Phase changes and electromagnetic wave absorption performance of M(M=Co/Fe/Cu)ZnC loaded on melamine sponge hollow carbon composites

Non-stoichiometric carbides have been proven to be effective electromagnetic wave (EMW) absorbing materials. In this study, phase and morphology of MZnC(M=Co/Fe/Cu) loaded on a 3D network structure melamine sponge (MS) carbon composites were investigated through vacuum filtration followed by calcination. The FeZnC/CoZnC/CuZnC with carbon nanotubes (CNTs) were uniformly dispersed on the surface of melamine sponge carbon skeleton and Co-containing sample exhibits the highest CNTs concentration.

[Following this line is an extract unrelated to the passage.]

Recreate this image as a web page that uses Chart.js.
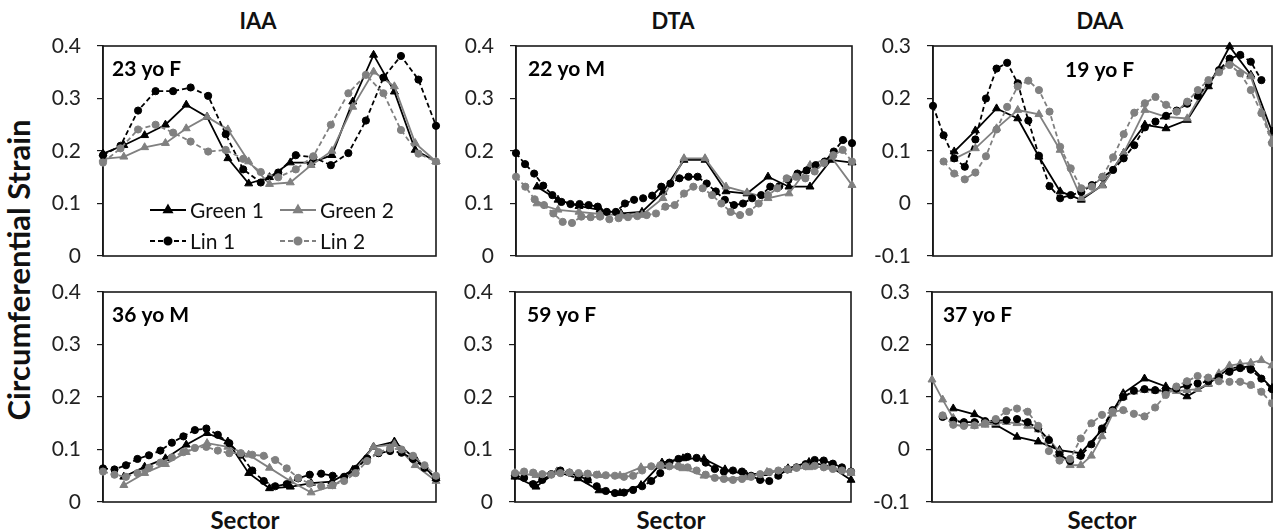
<!DOCTYPE html>
<html>
<head>
<meta charset="utf-8">
<title>Circumferential strain by sector</title>
<script src="https://cdn.jsdelivr.net/npm/chart.js@4.4.1/dist/chart.umd.min.js"></script>
<style>
  html, body { margin: 0; padding: 0; background: #fff; }
  #fig { position: relative; width: 1273px; height: 532px; overflow: hidden; background: #fff;
         font-family: Lato, "Open Sans", "Liberation Sans", sans-serif; color: #111; }
  #fig canvas { position: absolute; }
  .txt { position: absolute; font-weight: 700; white-space: nowrap; line-height: 1; }
  .ctr { transform: translateX(-50%); }
</style>
</head>
<body>
<div id="fig">
  <div class="txt ctr" style="left:258px; top:10px; font-size:22px;">IAA</div>
  <div class="txt ctr" style="left:673px; top:10px; font-size:22px;">DTA</div>
  <div class="txt ctr" style="left:1100px; top:10px; font-size:22px;">DAA</div>
  <div class="txt ctr" style="left:245px; top:508px; font-size:24px;">Sector</div>
  <div class="txt ctr" style="left:671px; top:508px; font-size:24px;">Sector</div>
  <div class="txt ctr" style="left:1102px; top:508px; font-size:24px;">Sector</div>
  <div class="txt" style="left:18px; top:270px; font-size:31px; transform:translate(-50%,-50%) rotate(-90deg);">Circumferential Strain</div>
</div>
<script>
// ---- IAA, 23 yo F ----
const iaa23Green1 = [0.195, 0.211, 0.230, 0.250, 0.288, 0.265, 0.186, 0.138, 0.150, 0.178, 0.178, 0.192, 0.294, 0.383, 0.313, 0.202, 0.180];
const iaa23Green2 = [0.185, 0.189, 0.207, 0.215, 0.243, 0.265, 0.241, 0.180, 0.137, 0.140, 0.173, 0.200, 0.284, 0.351, 0.323, 0.215, 0.180];
const iaa23Lin1 = [0.192, 0.210, 0.277, 0.314, 0.314, 0.321, 0.305, 0.232, 0.165, 0.140, 0.159, 0.192, 0.188, 0.173, 0.196, 0.258, 0.340, 0.381, 0.336, 0.248];
const iaa23Lin2 = [0.178, 0.205, 0.241, 0.250, 0.235, 0.218, 0.199, 0.202, 0.185, 0.160, 0.150, 0.165, 0.190, 0.250, 0.310, 0.345, 0.310, 0.240, 0.195, 0.180];

// ---- DTA, 22 yo M ----
const dta22Green1 = [null, 0.132, 0.107, 0.095, 0.088, 0.081, 0.084, 0.122, 0.183, 0.183, 0.123, 0.119, 0.151, 0.132, 0.132, 0.183, 0.178];
const dta22Green2 = [null, 0.100, 0.088, 0.084, 0.080, 0.078, 0.078, 0.110, 0.186, 0.186, 0.132, 0.121, 0.110, 0.119, 0.173, 0.189, 0.135];
const dta22Lin1 = [0.196, 0.175, 0.157, 0.134, 0.116, 0.103, 0.099, 0.099, 0.097, 0.094, 0.084, 0.084, 0.100, 0.107, 0.110, 0.115, 0.132, 0.138, 0.148, 0.151,
                   0.151, 0.138, 0.123, 0.107, 0.097, 0.100, 0.110, 0.116, 0.132, 0.133, 0.145, 0.157, 0.163, 0.173, 0.180, 0.199, 0.221, 0.215];
const dta22Lin2 = [0.151, 0.132, 0.108, 0.097, 0.081, 0.065, 0.063, 0.075, 0.074, 0.075, 0.070, 0.072, 0.074, 0.076, 0.078, 0.081, 0.094, 0.097, 0.119, 0.132,
                   0.129, 0.116, 0.100, 0.084, 0.078, 0.084, 0.100, 0.116, 0.129, 0.148, 0.151, 0.148, 0.161, 0.177, 0.192, 0.202, 0.180];

// ---- DAA, 19 yo F ----
const daa19Green1 = [null, 0.099, 0.139, 0.181, 0.162, 0.089, 0.023, 0.007, 0.035, 0.096, 0.150, 0.143, 0.159, 0.223, 0.299, 0.245, 0.137];
const daa19Green2 = [null, 0.085, 0.105, 0.143, 0.178, 0.170, 0.102, 0.010, 0.034, 0.096, 0.178, 0.165, 0.162, 0.232, 0.270, 0.242, 0.120];
const daa19Lin1 = [0.186, 0.130, 0.086, 0.070, 0.122, 0.200, 0.257, 0.268, 0.229, 0.158, 0.091, 0.033, 0.010, 0.016, 0.022, 0.035, 0.050, 0.064, 0.086, 0.111,
                   0.145, 0.156, 0.167, 0.177, 0.190, 0.205, 0.229, 0.254, 0.276, 0.283, 0.270, 0.235, null];
const daa19Lin2 = [null, 0.080, 0.057, 0.046, 0.059, 0.090, 0.141, 0.184, 0.223, 0.234, 0.216, 0.175, 0.108, 0.067, 0.029, 0.032, 0.051, 0.088, 0.132, 0.173,
                   0.191, 0.203, 0.188, 0.175, 0.194, 0.216, 0.235, 0.250, 0.264, 0.248, 0.216, 0.172, 0.115];

// ---- IAA, 36 yo M ----
const iaa36Green1 = [null, 0.048, 0.067, 0.083, 0.109, 0.131, 0.115, 0.055, 0.026, 0.029, 0.036, 0.039, 0.061, 0.105, 0.115, 0.083, 0.045];
const iaa36Green2 = [null, 0.032, 0.055, 0.072, 0.095, 0.112, 0.105, 0.090, 0.065, 0.040, 0.018, 0.030, 0.055, 0.105, 0.110, 0.070, 0.040];
const iaa36Lin1 = [0.064, 0.062, 0.070, 0.082, 0.089, 0.098, 0.113, 0.125, 0.137, 0.140, 0.128, 0.112, 0.090, 0.060, 0.040, 0.030, 0.034, 0.045, 0.052, 0.054,
                   0.050, 0.048, 0.063, 0.083, 0.093, 0.097, 0.094, 0.082, 0.065, 0.045];
const iaa36Lin2 = [0.058, 0.052, 0.048, 0.055, 0.065, 0.075, 0.085, 0.095, 0.103, 0.105, 0.098, 0.093, 0.093, 0.090, 0.088, 0.080, 0.064, 0.046, 0.035, 0.030,
                   0.032, 0.040, 0.055, 0.078, 0.095, 0.102, 0.100, 0.088, 0.070, 0.050];

// ---- DTA, 59 yo F ----
const dta59Green1 = [0.048, 0.029, 0.058, 0.045, 0.022, 0.017, 0.032, 0.075, 0.083, 0.082, 0.062, 0.052, 0.055, 0.064, 0.076, 0.068, 0.042];
const dta59Green2 = [0.055, 0.051, 0.058, 0.051, 0.051, 0.050, 0.066, 0.068, 0.064, 0.050, 0.045, 0.047, 0.057, 0.061, 0.066, 0.067, 0.055];
const dta59Lin1 = [0.050, 0.046, 0.034, 0.042, 0.053, 0.060, 0.056, 0.050, 0.042, 0.030, 0.021, 0.017, 0.018, 0.023, 0.030, 0.040, 0.055, 0.075, 0.082, 0.086,
                   0.084, 0.075, 0.063, 0.058, 0.060, 0.058, 0.050, 0.042, 0.040, 0.050, 0.062, 0.066, 0.072, 0.080, 0.079, 0.073, 0.066, 0.058];
const dta59Lin2 = [0.055, 0.058, 0.056, 0.053, 0.052, 0.055, 0.056, 0.055, 0.054, 0.052, 0.051, 0.050, 0.048, 0.050, 0.060, 0.068, 0.070, 0.068, 0.068, 0.066,
                   0.060, 0.052, 0.046, 0.044, 0.042, 0.044, 0.048, 0.053, 0.057, 0.060, 0.062, 0.065, 0.068, 0.069, 0.066, 0.063, 0.060, 0.057];

// ---- DAA, 37 yo F ----
const daa37Green1 = [null, 0.078, 0.067, 0.047, 0.024, 0.015, -0.001, -0.007, 0.037, 0.107, 0.135, 0.120, 0.101, 0.125, 0.155, 0.158, 0.117];
const daa37Green2 = [0.133, 0.095, 0.060, 0.048, 0.045, 0.047, 0.050, 0.052, 0.050, 0.045, 0.038, 0.020, -0.005, -0.030, -0.030, -0.012, 0.025, 0.068, 0.100, 0.110,
                     0.113, 0.112, 0.110, 0.111, 0.113, 0.115, 0.125, 0.145, 0.160, 0.163, 0.165, 0.170, 0.160];
const daa37Lin1 = [null, 0.062, 0.055, 0.052, 0.052, 0.054, 0.055, 0.056, 0.058, 0.052, 0.040, 0.018, -0.010, -0.022, -0.012, 0.010, 0.040, 0.075, 0.100, 0.112,
                   0.115, 0.113, 0.112, 0.116, 0.122, 0.126, 0.130, 0.138, 0.148, 0.155, 0.152, 0.135, 0.115];
const daa37Lin2 = [null, 0.065, 0.047, 0.045, 0.046, 0.050, 0.058, 0.073, 0.078, 0.072, 0.045, -0.003, -0.021, -0.018, 0.021, 0.050, 0.066, 0.072, 0.075, 0.068,
                   0.063, 0.080, 0.104, 0.120, 0.130, 0.140, 0.137, 0.130, 0.129, 0.129, 0.123, 0.110, 0.088];

const seriesNames = ['Green 1', 'Green 2', 'Lin 1', 'Lin 2'];
const FONT = 'Lato, "Open Sans", "Liberation Sans", sans-serif';
const INK = '#1a1a1a';
const GREY = '#808080';

// line / marker look of the four series, in the order of seriesNames
const seriesStyle = [
  { color: '#000', dash: [], marker: 'triangle', r: 4.6, order: 3 },
  { color: GREY, dash: [], marker: 'triangle', r: 4.6, order: 2 },
  { color: '#000', dash: [5, 3], marker: 'circle', r: 3.6, order: 1 },
  { color: GREY, dash: [5, 3], marker: 'circle', r: 3.6, order: 0 }
];

// plot-area placement of each panel on the page
const panels = [
  { L: 103, T: 46,  W: 333, H: 210, min: 0,    max: 0.4, tag: '23 yo F', tagX: 9,   tagY: 30, data: [iaa23Green1, iaa23Green2, iaa23Lin1, iaa23Lin2], legend: true },
  { L: 516, T: 46,  W: 336, H: 210, min: 0,    max: 0.4, tag: '22 yo M', tagX: 12,  tagY: 30, data: [dta22Green1, dta22Green2, dta22Lin1, dta22Lin2] },
  { L: 933, T: 46,  W: 339, H: 210, min: -0.1, max: 0.3, tag: '19 yo F', tagX: 132, tagY: 31, data: [daa19Green1, daa19Green2, daa19Lin1, daa19Lin2] },
  { L: 103, T: 292, W: 333, H: 210, min: 0,    max: 0.4, tag: '36 yo M', tagX: 9,   tagY: 30, data: [iaa36Green1, iaa36Green2, iaa36Lin1, iaa36Lin2] },
  { L: 515, T: 292, W: 336, H: 210, min: 0,    max: 0.4, tag: '59 yo F', tagX: 12,  tagY: 30, data: [dta59Green1, dta59Green2, dta59Lin1, dta59Lin2] },
  { L: 932, T: 292, W: 340, H: 210, min: -0.1, max: 0.3, tag: '37 yo F', tagX: 11,  tagY: 30, data: [daa37Green1, daa37Green2, daa37Lin1, daa37Lin2] }
];

// sectors are spread evenly along the horizontal axis (0..100)
function toPoints(vals) {
  const n = vals.length;
  return vals.map((v, i) => ({ x: (i * 100) / (n - 1), y: v }));
}

// closed frame around the plot area plus the subject tag
const framePlugin = {
  id: 'frame',
  beforeDatasetsDraw(chart, args, opts) {
    const a = chart.chartArea, ctx = chart.ctx;
    ctx.save();
    ctx.strokeStyle = INK;
    ctx.lineWidth = 1.6;
    ctx.strokeRect(a.left, a.top, a.right - a.left, a.bottom - a.top);
    ctx.restore();
  },
  afterDatasetsDraw(chart, args, opts) {
    const a = chart.chartArea, ctx = chart.ctx;
    ctx.save();
    ctx.fillStyle = '#000';
    ctx.font = '700 21px ' + FONT;
    ctx.textBaseline = 'alphabetic';
    ctx.fillText(opts.tag, a.left + opts.tagX, a.top + opts.tagY);
    ctx.restore();
  }
};

// series key drawn inside the first panel
const keyPlugin = {
  id: 'key',
  afterDatasetsDraw(chart, args, opts) {
    if (!opts.items) return;
    const a = chart.chartArea, ctx = chart.ctx;
    opts.items.forEach(it => {
      const ds = chart.data.datasets[it.ds];
      const x = a.left + it.dx, y = a.top + it.dy;
      ctx.save();
      ctx.strokeStyle = ds.borderColor;
      ctx.lineWidth = ds.borderWidth;
      ctx.setLineDash(ds.borderDash);
      ctx.beginPath();
      ctx.moveTo(x, y);
      ctx.lineTo(x + 36, y);
      ctx.stroke();
      ctx.setLineDash([]);
      ctx.fillStyle = ds.pointBackgroundColor;
      ctx.strokeStyle = ds.pointBorderColor;
      Chart.helpers.drawPoint(ctx, { pointStyle: ds.pointStyle, radius: ds.pointRadius, borderWidth: 1, rotation: 0 }, x + 18, y);
      ctx.fillStyle = '#111';
      ctx.font = '400 21px ' + FONT;
      ctx.textBaseline = 'middle';
      ctx.fillText(ds.label, x + 40, y + 1);
      ctx.restore();
    });
  }
};

const fig = document.getElementById('fig');
const AXW = 80, PADT = 32, PADB = 32, PADR = 8;

panels.forEach(p => {
  const cv = document.createElement('canvas');
  cv.width = p.W + AXW + PADR;
  cv.height = p.H + PADT + PADB;
  cv.style.left = (p.L - AXW) + 'px';
  cv.style.top = (p.T - PADT) + 'px';
  fig.appendChild(cv);

  const datasets = p.data.map((vals, k) => {
    const s = seriesStyle[k];
    return {
      label: seriesNames[k],
      data: toPoints(vals),
      borderColor: s.color,
      backgroundColor: s.color,
      pointBackgroundColor: s.color,
      pointBorderColor: s.color,
      borderWidth: 1.8,
      borderDash: s.dash,
      pointStyle: s.marker,
      pointRadius: s.r,
      pointBorderWidth: 1,
      tension: 0,
      clip: false,
      order: s.order
    };
  });

  new Chart(cv, {
    type: 'line',
    data: { datasets },
    options: {
      responsive: false,
      animation: false,
      devicePixelRatio: 1,
      layout: { padding: { top: PADT, bottom: PADB, right: PADR, left: 0 } },
      scales: {
        x: { type: 'linear', min: 0, max: 100, display: false },
        y: {
          min: p.min, max: p.max,
          afterFit(scale) { scale.width = AXW; },
          ticks: {
            stepSize: 0.1,
            color: '#222',
            padding: 16,
            font: { family: FONT, size: 21 },
            callback: v => String(+v.toFixed(1))
          },
          grid: { drawOnChartArea: false, drawTicks: true, tickLength: 6, color: INK, lineWidth: 1.2 },
          border: { display: true, color: INK, width: 1.6 }
        }
      },
      plugins: {
        legend: { display: false },
        tooltip: { enabled: false },
        frame: { tag: p.tag, tagX: p.tagX, tagY: p.tagY },
        key: p.legend ? { items: [
          { ds: 0, dx: 47, dy: 164 },
          { ds: 1, dx: 177, dy: 164 },
          { ds: 2, dx: 47, dy: 195 },
          { ds: 3, dx: 177, dy: 195 }
        ] } : {}
      }
    },
    plugins: [framePlugin, keyPlugin]
  });
});
</script>
</body>
</html>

The minimum reflection loss (RLmin) of the CoZnC/MS composite (with a paraffin filling ratio of 1:1) reached -33.6 dB, and the effective absorption bandwidth (EAB) reached 9.6 GHz. The outstanding electromagnetic wave absorption (EMWA) properties of the CoZnC/MS composite can be attributed to its unique hollow structure, which leads to multiple reflections and scattering. The formed conductive network improves dielectric and conductive loss. The incorporation of Co enhances the magnetic loss capability and optimizes interfacial polarization and dipole polarization. By simultaneously improving dielectric and magnetic losses, excellent impedance matching performance is achieved. The clarification of element replacement in MZnC/MS composites provides an efficient design perspective for high-performance non-stoichiometric carbide EMW absorbers.